Another little known, anomalous school is the Webb Institute, which ranks within the top 25 most expensive institutions in the data set. Webb is an institution specifically created to serve as a pipeline for naval engineering and has an undergraduate population of fewer than 100 students, with around 10 academic staff. Despite its minuscule size, Webb has an endowment of $40 million. Like Landmark College, Webb is a costly school that caters to a very specific group of undergraduate students.
In [22]:
#Create a figure that you will use to append subplots
fig2= plt.figure(figsize =(20,25))
# The next four charts compare Admit Rate as a base line against the other variables
ax2_1 = plt.subplot2grid((5,2),(0,0))
df3.plot(ax=ax2_1, cmap = cm.Oranges, kind = 'hexbin', x='Admit Rate', y= 'Admit Rate', gridsize = 20, mincnt = 1)

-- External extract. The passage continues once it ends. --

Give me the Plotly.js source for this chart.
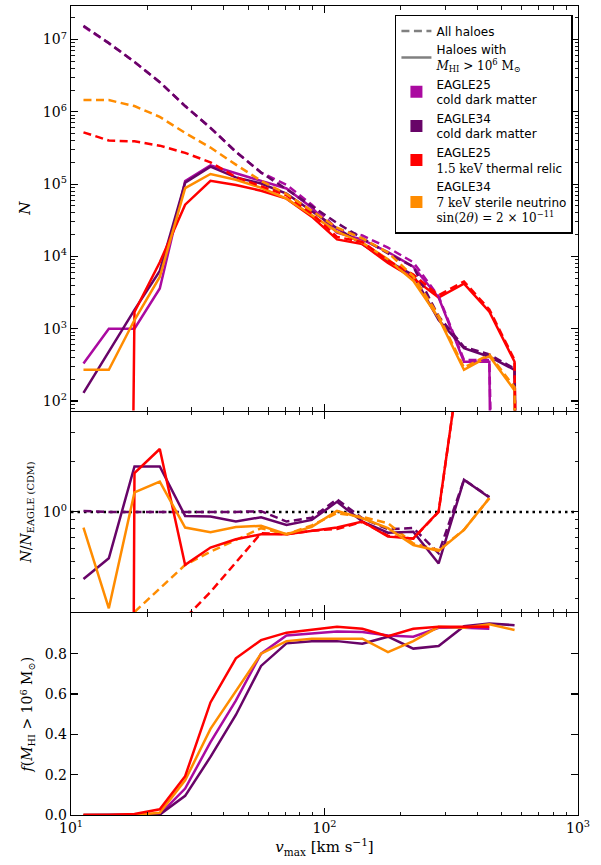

ax2_2 = plt.subplot2grid((5,2),(0,1))
df3.plot(ax=ax2_2, cmap = cm.Oranges, kind = 'hexbin', x='Admit Rate', y= 'Avg. Cost', gridsize = 20, mincnt = 1)
ax2_3 = plt.subplot2grid((5,2),(1,0))
df3.plot(ax=ax2_3, cmap = cm.Oranges, kind = 'hexbin', x='Admit Rate', y= 'Avg. SAT', gridsize = 20, mincnt = 1)
ax2_4 = plt.subplot2grid((5,2),(1,1))
df3.plot(ax=ax2_4, cmap = cm.Oranges, kind = 'hexbin', x='Admit Rate', y= 'Undergrads', gridsize = 20, mincnt = 1)
#The next three charts compare Avg. Cost as a base line against the other variables
ax2_5 = plt.subplot2grid((5,2),(2,0))
df3.plot(ax=ax2_5, cmap = cm.Purples, kind = 'hexbin', x='Avg. Cost', y= 'Avg. Cost', gridsize = 20, mincnt = 1)
ax2_6 = plt.subplot2grid((5,2),(2,1))
df3.plot(ax=ax2_6, cmap = cm.Purples, kind = 'hexbin', x='Avg. Cost', y= 'Avg. SAT', gridsize = 20, mincnt = 1)
ax2_7 = plt.subplot2grid((5,2),(3,0))
df3.plot(ax=ax2_7, cmap = cm.Purples, kind = 'hexbin', x='Avg. Cost', y= 'Undergrads', gridsize = 20, mincnt = 1)
#The next two charts compare Avg. SAT as a base line against the other variables
ax2_8 = plt.subplot2grid((5,2),(3,1))
df3.plot(ax=ax2_8, cmap=cm.Greens, kind = 'hexbin', x='Avg. SAT', y= 'Avg. SAT', gridsize = 20, mincnt = 1)
ax2_9 = plt.subplot2grid((5,2),(4,0))
df3.plot(ax=ax2_9, cmap=cm.Greens, kind = 'hexbin', x='Avg. SAT', y= 'Undergrads', gridsize = 20, mincnt = 1)
##The next chart breaks out the avergae number of undergraduates in U.S schools
ax2_10 = plt.subplot2grid((5,2),(4,1))
df3.plot(ax=ax2_10, cmap=cm.Blues, kind = 'hexbin', x='Undergrads', y= 'Undergrads', gridsize = 20, mincnt = 1)
# create a title above the group of subplots
fig2.suptitle("School Densities Matrix", x = 0.5, fontsize = 24)
plt.show()
Admissions rate: .60 - .80
Undergraduate population: Primarily less than 5K, likely skewed by community colleges
SAT scores: 1,000 - 1,150
Cost: Two primary buckets of 10,000 - 15,000 and 20,000 - 30,000
Admit Rate = .60 , Cost = $ 22,000
Admit Rate = .75 , Cost = $ 27,000
Admit Rate = .95 , Cost = $ 27,000
While we can’t immediately point to an explanation, it is curious that institutions with a 95 percent admission rate would charge the same amount as those with a 20 percent lower admissions rate.
In [23]:
# Create a figure for the scatter plot
plt.figure(figsize=(10,5))
#assign a subplot to the figure
ax1 = plt.subplot2grid((1,1),(0,0),colspan=2)
#Create variables for the axis and data to be used in the scatter
x1 = df3['Undergrads']
y1 = df3['Avg. Cost']
y2 = df3['IS Tuition']
y3 = df3['OOS Tuition']
# Plot scattered data in the subplot
s1 = plt.scatter(x1, y1, s=40, lw=0, color='Green', marker='o', label=r'Avg. Cost')
s2 = plt.scatter(x1, y2, s=40, lw=0, color='Red', marker='<', label=r'IS Tuit')
s3 = plt.scatter(x1, y3, s=40, lw=0, color='Purple', marker='^', label=r'OOS Tuit')
# Create a legend depicting all scatter data
lgd = plt.legend((s1, s2, s3), (r'Avg. Cost', r'IS Tuit', r'OOS Tuit'), loc='upper right')
#Create a title above the plot
plt.gcf().suptitle(r' Undergrads against Avg. Cost / IS Tuit / OOS Tuit', size=16)
plt.show()
For institutions with undergraduate population that are fewer than 10,000 in-state and out-of-state tuition generally track one another, with out-of-state tuition being slightly higher. That said, it is interesting to note that as the undergraduate population increases, there is a noticable divergence between out-of-state tuition and in-state tuition, with out-of-state tuition dramatically increasing in relative price.
There are large public institutions that have huge undergraduate populations and which subsidize the cost for local students by charging higher prices for out-of-state students. This incentivizes local students to stay in-state, which would likely lead those students to find employment in and contribute to the tax revenue of that state.